─── INFORMATION SUPPLIED
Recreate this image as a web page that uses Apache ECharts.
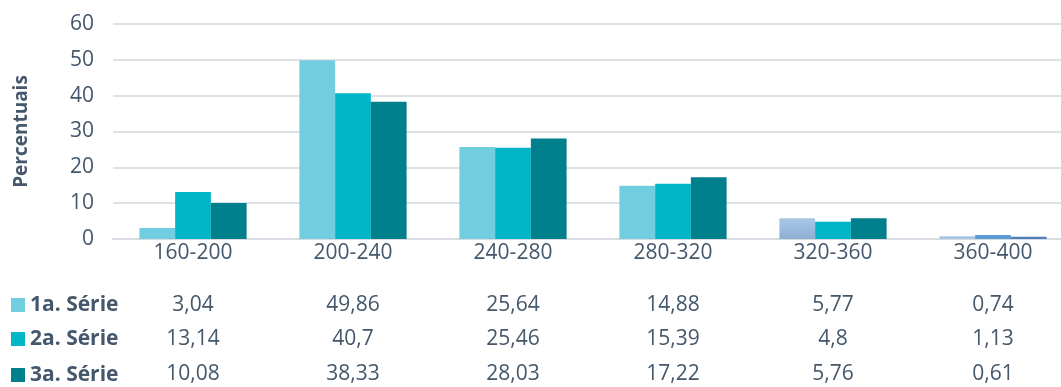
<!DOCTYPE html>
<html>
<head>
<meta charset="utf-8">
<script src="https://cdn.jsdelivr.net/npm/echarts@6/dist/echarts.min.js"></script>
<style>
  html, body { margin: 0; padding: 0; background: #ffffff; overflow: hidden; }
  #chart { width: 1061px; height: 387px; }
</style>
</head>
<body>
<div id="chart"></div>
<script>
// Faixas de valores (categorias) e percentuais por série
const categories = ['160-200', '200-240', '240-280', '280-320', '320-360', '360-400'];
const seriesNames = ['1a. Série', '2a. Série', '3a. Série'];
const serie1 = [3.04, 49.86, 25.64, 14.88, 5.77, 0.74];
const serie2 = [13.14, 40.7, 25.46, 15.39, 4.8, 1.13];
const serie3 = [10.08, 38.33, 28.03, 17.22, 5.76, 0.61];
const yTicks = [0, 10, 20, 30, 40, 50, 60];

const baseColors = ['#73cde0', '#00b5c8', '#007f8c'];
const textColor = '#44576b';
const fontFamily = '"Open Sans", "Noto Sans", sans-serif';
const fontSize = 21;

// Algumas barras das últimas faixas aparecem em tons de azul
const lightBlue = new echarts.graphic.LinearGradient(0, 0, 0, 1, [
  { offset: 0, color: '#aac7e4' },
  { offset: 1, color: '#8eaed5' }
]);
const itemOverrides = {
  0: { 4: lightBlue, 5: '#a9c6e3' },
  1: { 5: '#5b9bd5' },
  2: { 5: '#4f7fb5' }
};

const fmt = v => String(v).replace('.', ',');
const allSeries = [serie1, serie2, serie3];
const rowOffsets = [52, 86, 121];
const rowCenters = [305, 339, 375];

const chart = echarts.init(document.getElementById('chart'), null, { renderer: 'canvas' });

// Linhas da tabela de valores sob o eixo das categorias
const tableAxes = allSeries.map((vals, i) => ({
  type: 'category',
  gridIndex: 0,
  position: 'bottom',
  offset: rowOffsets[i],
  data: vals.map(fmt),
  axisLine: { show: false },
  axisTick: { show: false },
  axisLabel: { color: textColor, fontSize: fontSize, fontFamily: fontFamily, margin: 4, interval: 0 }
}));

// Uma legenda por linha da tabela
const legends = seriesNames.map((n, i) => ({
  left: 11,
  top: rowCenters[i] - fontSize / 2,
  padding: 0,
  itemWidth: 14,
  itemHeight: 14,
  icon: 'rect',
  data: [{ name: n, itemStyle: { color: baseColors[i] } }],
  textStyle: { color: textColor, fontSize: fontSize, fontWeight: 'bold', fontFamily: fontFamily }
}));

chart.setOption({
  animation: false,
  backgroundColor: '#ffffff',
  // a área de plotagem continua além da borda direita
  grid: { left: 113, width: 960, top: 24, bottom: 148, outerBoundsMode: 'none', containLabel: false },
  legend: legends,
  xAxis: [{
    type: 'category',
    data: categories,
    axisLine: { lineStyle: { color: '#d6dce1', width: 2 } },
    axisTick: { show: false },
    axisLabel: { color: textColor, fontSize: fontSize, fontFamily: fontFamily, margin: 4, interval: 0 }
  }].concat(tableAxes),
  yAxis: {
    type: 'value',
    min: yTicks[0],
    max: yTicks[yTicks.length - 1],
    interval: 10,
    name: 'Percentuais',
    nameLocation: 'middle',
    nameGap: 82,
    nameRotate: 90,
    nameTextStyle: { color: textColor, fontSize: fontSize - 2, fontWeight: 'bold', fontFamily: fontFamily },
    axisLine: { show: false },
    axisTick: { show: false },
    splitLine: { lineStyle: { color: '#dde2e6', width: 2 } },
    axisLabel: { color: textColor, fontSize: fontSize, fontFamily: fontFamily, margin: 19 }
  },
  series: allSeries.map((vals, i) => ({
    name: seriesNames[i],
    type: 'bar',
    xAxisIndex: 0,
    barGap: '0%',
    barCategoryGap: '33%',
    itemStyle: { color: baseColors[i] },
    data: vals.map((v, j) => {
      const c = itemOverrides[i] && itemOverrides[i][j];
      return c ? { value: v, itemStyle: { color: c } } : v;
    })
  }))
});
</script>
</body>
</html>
──────
▶ _THE TASK_
Omit every picture, then reproduce the rest of the listing exactly.

▶ _FINAL RESULT_
Recreate this image as a web page that uses Apache ECharts.
<!DOCTYPE html>
<html>
<head>
<meta charset="utf-8">
<script src="https://cdn.jsdelivr.net/npm/echarts@6/dist/echarts.min.js"></script>
<style>
  html, body { margin: 0; padding: 0; background: #ffffff; overflow: hidden; }
  #chart { width: 1061px; height: 387px; }
</style>
</head>
<body>
<div id="chart"></div>
<script>
// Faixas de valores (categorias) e percentuais por série
const categories = ['160-200', '200-240', '240-280', '280-320', '320-360', '360-400'];
const seriesNames = ['1a. Série', '2a. Série', '3a. Série'];
const serie1 = [3.04, 49.86, 25.64, 14.88, 5.77, 0.74];
const serie2 = [13.14, 40.7, 25.46, 15.39, 4.8, 1.13];
const serie3 = [10.08, 38.33, 28.03, 17.22, 5.76, 0.61];
const yTicks = [0, 10, 20, 30, 40, 50, 60];

const baseColors = ['#73cde0', '#00b5c8', '#007f8c'];
const textColor = '#44576b';
const fontFamily = '"Open Sans", "Noto Sans", sans-serif';
const fontSize = 21;

// Algumas barras das últimas faixas aparecem em tons de azul
const lightBlue = new echarts.graphic.LinearGradient(0, 0, 0, 1, [
  { offset: 0, color: '#aac7e4' },
  { offset: 1, color: '#8eaed5' }
]);
const itemOverrides = {
  0: { 4: lightBlue, 5: '#a9c6e3' },
  1: { 5: '#5b9bd5' },
  2: { 5: '#4f7fb5' }
};

const fmt = v => String(v).replace('.', ',');
const allSeries = [serie1, serie2, serie3];
const rowOffsets = [52, 86, 121];
const rowCenters = [305, 339, 375];

const chart = echarts.init(document.getElementById('chart'), null, { renderer: 'canvas' });

// Linhas da tabela de valores sob o eixo das categorias
const tableAxes = allSeries.map((vals, i) => ({
  type: 'category',
  gridIndex: 0,
  position: 'bottom',
  offset: rowOffsets[i],
  data: vals.map(fmt),
  axisLine: { show: false },
  axisTick: { show: false },
  axisLabel: { color: textColor, fontSize: fontSize, fontFamily: fontFamily, margin: 4, interval: 0 }
}));

// Uma legenda por linha da tabela
const legends = seriesNames.map((n, i) => ({
  left: 11,
  top: rowCenters[i] - fontSize / 2,
  padding: 0,
  itemWidth: 14,
  itemHeight: 14,
  icon: 'rect',
  data: [{ name: n, itemStyle: { color: baseColors[i] } }],
  textStyle: { color: textColor, fontSize: fontSize, fontWeight: 'bold', fontFamily: fontFamily }
}));

chart.setOption({
  animation: false,
  backgroundColor: '#ffffff',
  // a área de plotagem continua além da borda direita
  grid: { left: 113, width: 960, top: 24, bottom: 148, outerBoundsMode: 'none', containLabel: false },
  legend: legends,
  xAxis: [{
    type: 'category',
    data: categories,
    axisLine: { lineStyle: { color: '#d6dce1', width: 2 } },
    axisTick: { show: false },
    axisLabel: { color: textColor, fontSize: fontSize, fontFamily: fontFamily, margin: 4, interval: 0 }
  }].concat(tableAxes),
  yAxis: {
    type: 'value',
    min: yTicks[0],
    max: yTicks[yTicks.length - 1],
    interval: 10,
    name: 'Percentuais',
    nameLocation: 'middle',
    nameGap: 82,
    nameRotate: 90,
    nameTextStyle: { color: textColor, fontSize: fontSize - 2, fontWeight: 'bold', fontFamily: fontFamily },
    axisLine: { show: false },
    axisTick: { show: false },
    splitLine: { lineStyle: { color: '#dde2e6', width: 2 } },
    axisLabel: { color: textColor, fontSize: fontSize, fontFamily: fontFamily, margin: 19 }
  },
  series: allSeries.map((vals, i) => ({
    name: seriesNames[i],
    type: 'bar',
    xAxisIndex: 0,
    barGap: '0%',
    barCategoryGap: '33%',
    itemStyle: { color: baseColors[i] },
    data: vals.map((v, j) => {
      const c = itemOverrides[i] && itemOverrides[i][j];
      return c ? { value: v, itemStyle: { color: c } } : v;
    })
  }))
});
</script>
</body>
</html>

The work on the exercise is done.